--- begin PROVIDED DATA ---

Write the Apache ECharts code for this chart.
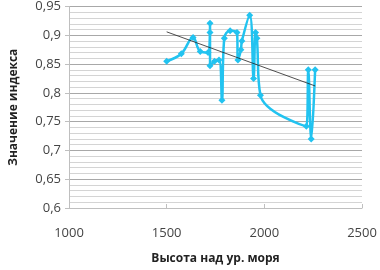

--- end PROVIDED DATA ---
--- begin PROVIDED DATA ---

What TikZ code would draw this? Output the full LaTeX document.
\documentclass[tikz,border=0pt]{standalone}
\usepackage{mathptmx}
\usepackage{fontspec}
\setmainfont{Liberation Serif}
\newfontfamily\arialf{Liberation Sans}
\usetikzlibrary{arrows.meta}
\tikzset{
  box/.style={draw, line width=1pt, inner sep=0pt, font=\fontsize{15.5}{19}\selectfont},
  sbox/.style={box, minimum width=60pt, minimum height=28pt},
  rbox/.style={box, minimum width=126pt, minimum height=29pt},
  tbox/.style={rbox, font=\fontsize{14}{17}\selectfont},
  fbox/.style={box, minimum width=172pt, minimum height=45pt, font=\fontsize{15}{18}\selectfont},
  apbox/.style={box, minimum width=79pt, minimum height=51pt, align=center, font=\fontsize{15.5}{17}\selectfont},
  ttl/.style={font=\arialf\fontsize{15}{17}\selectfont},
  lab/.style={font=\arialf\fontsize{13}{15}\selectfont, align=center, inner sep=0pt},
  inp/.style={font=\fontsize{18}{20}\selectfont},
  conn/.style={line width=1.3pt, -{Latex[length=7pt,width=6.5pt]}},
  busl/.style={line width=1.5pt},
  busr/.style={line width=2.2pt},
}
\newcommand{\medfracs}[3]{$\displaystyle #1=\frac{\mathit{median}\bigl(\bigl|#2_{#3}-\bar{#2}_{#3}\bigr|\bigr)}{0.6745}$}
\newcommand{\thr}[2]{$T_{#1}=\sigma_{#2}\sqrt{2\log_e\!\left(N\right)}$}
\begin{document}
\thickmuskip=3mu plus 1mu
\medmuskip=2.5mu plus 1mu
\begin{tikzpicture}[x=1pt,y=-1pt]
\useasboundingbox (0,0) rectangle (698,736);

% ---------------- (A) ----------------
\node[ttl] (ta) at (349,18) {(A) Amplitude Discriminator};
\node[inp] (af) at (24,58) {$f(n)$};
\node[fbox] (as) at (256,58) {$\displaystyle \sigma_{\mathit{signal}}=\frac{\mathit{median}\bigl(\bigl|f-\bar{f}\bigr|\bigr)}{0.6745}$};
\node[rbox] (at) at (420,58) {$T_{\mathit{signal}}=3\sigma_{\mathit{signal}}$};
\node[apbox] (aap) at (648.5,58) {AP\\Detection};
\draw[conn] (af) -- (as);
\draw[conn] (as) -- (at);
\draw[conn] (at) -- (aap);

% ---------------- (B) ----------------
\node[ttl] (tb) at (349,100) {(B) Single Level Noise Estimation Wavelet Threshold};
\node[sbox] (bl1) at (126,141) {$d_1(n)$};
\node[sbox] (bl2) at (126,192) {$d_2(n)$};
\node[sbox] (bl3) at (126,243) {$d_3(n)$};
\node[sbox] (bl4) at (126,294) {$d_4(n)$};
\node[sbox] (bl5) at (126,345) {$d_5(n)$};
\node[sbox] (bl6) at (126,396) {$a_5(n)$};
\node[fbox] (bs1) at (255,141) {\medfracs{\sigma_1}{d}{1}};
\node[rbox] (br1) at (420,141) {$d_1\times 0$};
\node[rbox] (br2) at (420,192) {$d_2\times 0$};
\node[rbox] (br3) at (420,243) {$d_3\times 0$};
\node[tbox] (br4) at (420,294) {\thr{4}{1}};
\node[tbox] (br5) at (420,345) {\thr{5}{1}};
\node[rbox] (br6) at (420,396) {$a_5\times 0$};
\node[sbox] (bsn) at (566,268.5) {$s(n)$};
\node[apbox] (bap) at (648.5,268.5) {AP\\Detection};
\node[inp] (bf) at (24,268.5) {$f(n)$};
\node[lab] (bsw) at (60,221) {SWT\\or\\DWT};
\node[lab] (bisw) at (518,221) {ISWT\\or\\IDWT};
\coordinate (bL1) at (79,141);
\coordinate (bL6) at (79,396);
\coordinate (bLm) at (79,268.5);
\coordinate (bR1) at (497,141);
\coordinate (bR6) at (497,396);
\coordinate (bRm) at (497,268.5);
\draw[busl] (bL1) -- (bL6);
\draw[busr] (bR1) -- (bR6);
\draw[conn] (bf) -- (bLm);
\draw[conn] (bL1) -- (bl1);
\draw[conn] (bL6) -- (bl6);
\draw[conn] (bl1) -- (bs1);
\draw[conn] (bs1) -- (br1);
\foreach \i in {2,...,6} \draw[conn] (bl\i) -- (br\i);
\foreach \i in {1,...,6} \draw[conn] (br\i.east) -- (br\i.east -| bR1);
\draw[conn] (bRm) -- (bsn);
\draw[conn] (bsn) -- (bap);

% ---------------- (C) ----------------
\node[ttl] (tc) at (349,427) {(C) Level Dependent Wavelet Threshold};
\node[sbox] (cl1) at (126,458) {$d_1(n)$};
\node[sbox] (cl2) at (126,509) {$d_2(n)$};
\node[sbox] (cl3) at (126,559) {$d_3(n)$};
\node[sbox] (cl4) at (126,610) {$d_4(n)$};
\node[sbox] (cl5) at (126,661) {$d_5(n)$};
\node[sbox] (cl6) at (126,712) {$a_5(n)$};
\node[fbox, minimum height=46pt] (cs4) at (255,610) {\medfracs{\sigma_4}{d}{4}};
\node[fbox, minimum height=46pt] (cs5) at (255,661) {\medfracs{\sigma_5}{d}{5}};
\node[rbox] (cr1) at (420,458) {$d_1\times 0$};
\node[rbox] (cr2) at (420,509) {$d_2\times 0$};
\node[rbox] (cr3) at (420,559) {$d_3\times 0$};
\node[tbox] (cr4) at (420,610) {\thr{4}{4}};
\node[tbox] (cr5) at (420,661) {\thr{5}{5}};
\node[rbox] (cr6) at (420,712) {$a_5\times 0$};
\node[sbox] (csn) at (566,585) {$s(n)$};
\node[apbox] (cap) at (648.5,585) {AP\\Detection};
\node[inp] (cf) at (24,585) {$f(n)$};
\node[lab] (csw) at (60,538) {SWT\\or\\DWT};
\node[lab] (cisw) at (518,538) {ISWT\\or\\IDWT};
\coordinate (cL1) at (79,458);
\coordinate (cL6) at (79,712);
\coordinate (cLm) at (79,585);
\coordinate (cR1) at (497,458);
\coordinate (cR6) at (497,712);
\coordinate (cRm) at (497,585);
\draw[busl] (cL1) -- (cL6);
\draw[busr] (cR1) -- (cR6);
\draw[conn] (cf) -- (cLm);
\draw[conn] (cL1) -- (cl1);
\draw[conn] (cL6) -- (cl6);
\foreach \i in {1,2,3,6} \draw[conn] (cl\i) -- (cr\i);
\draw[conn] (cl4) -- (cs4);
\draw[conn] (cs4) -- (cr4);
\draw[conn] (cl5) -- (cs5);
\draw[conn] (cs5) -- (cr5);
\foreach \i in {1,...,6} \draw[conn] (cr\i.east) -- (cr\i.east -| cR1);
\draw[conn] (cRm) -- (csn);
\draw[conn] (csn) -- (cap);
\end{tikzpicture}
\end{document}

--- end PROVIDED DATA ---
--- begin PROVIDED DATA ---

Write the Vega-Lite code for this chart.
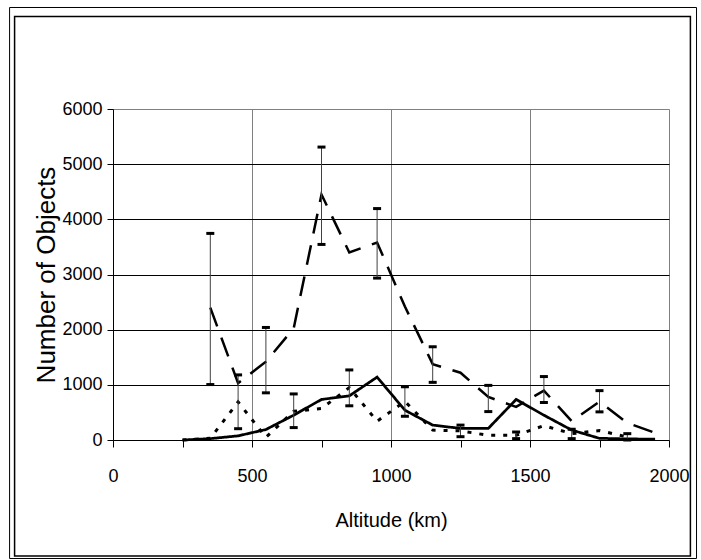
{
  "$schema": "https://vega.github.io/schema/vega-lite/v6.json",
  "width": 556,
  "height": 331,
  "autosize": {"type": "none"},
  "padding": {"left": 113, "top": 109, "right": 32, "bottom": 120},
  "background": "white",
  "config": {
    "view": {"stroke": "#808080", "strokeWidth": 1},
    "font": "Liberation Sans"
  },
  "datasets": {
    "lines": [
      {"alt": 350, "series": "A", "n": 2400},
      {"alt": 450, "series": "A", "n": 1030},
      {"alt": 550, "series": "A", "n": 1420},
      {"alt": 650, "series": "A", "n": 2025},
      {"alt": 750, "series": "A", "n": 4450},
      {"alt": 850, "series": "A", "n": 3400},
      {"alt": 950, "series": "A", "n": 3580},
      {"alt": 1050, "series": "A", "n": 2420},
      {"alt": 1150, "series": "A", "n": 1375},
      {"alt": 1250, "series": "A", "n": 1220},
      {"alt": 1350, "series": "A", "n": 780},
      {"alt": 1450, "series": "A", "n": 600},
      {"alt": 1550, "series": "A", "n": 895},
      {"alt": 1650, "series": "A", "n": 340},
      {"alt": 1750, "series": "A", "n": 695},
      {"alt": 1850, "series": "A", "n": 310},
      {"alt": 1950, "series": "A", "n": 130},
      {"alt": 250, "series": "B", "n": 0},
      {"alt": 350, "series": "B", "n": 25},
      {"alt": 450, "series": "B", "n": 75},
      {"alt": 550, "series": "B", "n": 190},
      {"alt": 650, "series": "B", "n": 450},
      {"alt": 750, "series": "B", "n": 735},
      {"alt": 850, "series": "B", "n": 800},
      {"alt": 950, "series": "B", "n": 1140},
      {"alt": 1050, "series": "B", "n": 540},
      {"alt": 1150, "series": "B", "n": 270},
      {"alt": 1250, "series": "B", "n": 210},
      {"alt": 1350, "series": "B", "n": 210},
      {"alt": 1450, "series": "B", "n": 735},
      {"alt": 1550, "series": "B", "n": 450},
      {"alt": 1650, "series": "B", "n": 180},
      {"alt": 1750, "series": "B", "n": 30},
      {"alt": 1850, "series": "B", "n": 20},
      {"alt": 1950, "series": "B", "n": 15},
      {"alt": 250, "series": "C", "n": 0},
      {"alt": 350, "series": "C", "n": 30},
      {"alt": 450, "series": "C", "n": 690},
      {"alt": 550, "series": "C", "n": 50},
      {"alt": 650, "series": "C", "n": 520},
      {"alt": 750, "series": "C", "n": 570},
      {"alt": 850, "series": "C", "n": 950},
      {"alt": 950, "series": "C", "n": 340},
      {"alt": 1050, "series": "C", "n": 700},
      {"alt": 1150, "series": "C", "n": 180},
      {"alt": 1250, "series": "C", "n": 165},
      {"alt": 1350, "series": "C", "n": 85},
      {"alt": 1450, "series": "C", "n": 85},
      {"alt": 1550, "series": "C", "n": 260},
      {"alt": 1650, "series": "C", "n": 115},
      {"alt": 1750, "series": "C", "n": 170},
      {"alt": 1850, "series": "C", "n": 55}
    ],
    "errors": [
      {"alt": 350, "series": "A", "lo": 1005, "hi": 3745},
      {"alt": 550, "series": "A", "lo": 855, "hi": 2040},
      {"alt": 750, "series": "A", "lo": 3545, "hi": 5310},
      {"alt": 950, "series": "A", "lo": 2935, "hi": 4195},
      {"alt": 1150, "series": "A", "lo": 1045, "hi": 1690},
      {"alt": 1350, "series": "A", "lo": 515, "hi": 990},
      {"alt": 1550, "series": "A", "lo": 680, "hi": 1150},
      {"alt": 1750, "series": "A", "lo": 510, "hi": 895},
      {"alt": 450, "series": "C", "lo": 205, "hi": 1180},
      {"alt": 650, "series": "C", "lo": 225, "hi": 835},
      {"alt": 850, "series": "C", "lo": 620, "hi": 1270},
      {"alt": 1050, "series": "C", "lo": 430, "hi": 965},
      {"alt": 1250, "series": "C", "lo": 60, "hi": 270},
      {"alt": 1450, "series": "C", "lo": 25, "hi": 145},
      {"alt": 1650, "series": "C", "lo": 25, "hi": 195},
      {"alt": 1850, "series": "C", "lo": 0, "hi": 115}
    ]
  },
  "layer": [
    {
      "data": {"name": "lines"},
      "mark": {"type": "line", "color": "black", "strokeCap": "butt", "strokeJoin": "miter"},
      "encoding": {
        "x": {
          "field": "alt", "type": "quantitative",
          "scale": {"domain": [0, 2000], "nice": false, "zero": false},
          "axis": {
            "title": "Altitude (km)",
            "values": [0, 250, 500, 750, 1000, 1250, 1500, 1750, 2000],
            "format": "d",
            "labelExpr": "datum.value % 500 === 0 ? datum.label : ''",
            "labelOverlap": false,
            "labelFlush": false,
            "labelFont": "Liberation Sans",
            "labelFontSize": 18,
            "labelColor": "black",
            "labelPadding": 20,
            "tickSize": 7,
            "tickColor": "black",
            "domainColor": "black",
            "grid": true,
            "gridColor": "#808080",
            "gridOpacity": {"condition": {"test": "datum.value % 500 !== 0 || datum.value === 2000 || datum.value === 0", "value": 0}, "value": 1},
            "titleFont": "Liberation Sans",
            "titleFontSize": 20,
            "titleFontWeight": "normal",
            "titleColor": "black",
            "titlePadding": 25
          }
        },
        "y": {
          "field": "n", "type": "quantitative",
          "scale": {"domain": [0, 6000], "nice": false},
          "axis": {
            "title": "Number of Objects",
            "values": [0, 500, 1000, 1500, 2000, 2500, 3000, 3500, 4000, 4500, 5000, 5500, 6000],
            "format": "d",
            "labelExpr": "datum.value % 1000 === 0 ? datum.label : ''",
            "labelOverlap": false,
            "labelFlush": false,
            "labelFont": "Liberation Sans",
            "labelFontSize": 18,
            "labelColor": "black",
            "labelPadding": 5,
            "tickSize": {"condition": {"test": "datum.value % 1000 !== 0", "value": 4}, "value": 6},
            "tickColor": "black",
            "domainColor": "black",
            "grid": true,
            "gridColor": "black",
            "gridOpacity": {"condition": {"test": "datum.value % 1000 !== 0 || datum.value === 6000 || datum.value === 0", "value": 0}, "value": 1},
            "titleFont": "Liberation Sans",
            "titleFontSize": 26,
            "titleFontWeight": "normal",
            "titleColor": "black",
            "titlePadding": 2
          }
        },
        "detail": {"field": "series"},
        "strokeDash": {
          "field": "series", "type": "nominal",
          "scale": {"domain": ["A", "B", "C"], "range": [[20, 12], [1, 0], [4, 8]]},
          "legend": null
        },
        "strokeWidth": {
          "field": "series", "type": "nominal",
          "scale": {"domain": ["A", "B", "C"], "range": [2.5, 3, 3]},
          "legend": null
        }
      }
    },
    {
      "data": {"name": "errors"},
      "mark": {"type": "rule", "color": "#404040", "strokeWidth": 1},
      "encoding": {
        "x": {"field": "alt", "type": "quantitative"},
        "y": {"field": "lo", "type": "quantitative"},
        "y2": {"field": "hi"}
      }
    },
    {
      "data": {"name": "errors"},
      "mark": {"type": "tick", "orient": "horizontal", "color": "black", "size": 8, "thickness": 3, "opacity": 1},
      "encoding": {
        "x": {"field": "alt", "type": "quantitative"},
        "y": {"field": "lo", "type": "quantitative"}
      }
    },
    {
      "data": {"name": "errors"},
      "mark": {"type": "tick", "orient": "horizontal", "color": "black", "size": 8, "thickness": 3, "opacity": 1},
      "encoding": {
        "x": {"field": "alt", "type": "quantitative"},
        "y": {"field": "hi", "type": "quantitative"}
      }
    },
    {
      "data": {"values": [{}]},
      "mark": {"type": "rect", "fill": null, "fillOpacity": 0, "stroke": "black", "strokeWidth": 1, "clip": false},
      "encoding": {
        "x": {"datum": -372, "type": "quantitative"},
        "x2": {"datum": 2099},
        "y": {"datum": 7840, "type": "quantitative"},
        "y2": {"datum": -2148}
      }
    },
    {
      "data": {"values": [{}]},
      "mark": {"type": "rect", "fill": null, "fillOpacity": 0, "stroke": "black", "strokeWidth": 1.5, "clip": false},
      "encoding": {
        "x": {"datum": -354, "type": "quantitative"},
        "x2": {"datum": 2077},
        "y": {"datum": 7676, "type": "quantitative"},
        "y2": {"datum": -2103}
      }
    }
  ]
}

--- end PROVIDED DATA ---

** SHORT PROBLEM **
From the records above, copy out the line with "What TikZ code", the line with "(at) -- (aap);", and every line between them, word for word.

** WORKED ANSWER **
What TikZ code would draw this? Output the full LaTeX document.
\documentclass[tikz,border=0pt]{standalone}
\usepackage{mathptmx}
\usepackage{fontspec}
\setmainfont{Liberation Serif}
\newfontfamily\arialf{Liberation Sans}
\usetikzlibrary{arrows.meta}
\tikzset{
  box/.style={draw, line width=1pt, inner sep=0pt, font=\fontsize{15.5}{19}\selectfont},
  sbox/.style={box, minimum width=60pt, minimum height=28pt},
  rbox/.style={box, minimum width=126pt, minimum height=29pt},
  tbox/.style={rbox, font=\fontsize{14}{17}\selectfont},
  fbox/.style={box, minimum width=172pt, minimum height=45pt, font=\fontsize{15}{18}\selectfont},
  apbox/.style={box, minimum width=79pt, minimum height=51pt, align=center, font=\fontsize{15.5}{17}\selectfont},
  ttl/.style={font=\arialf\fontsize{15}{17}\selectfont},
  lab/.style={font=\arialf\fontsize{13}{15}\selectfont, align=center, inner sep=0pt},
  inp/.style={font=\fontsize{18}{20}\selectfont},
  conn/.style={line width=1.3pt, -{Latex[length=7pt,width=6.5pt]}},
  busl/.style={line width=1.5pt},
  busr/.style={line width=2.2pt},
}
\newcommand{\medfracs}[3]{$\displaystyle #1=\frac{\mathit{median}\bigl(\bigl|#2_{#3}-\bar{#2}_{#3}\bigr|\bigr)}{0.6745}$}
\newcommand{\thr}[2]{$T_{#1}=\sigma_{#2}\sqrt{2\log_e\!\left(N\right)}$}
\begin{document}
\thickmuskip=3mu plus 1mu
\medmuskip=2.5mu plus 1mu
\begin{tikzpicture}[x=1pt,y=-1pt]
\useasboundingbox (0,0) rectangle (698,736);

% ---------------- (A) ----------------
\node[ttl] (ta) at (349,18) {(A) Amplitude Discriminator};
\node[inp] (af) at (24,58) {$f(n)$};
\node[fbox] (as) at (256,58) {$\displaystyle \sigma_{\mathit{signal}}=\frac{\mathit{median}\bigl(\bigl|f-\bar{f}\bigr|\bigr)}{0.6745}$};
\node[rbox] (at) at (420,58) {$T_{\mathit{signal}}=3\sigma_{\mathit{signal}}$};
\node[apbox] (aap) at (648.5,58) {AP\\Detection};
\draw[conn] (af) -- (as);
\draw[conn] (as) -- (at);
\draw[conn] (at) -- (aap);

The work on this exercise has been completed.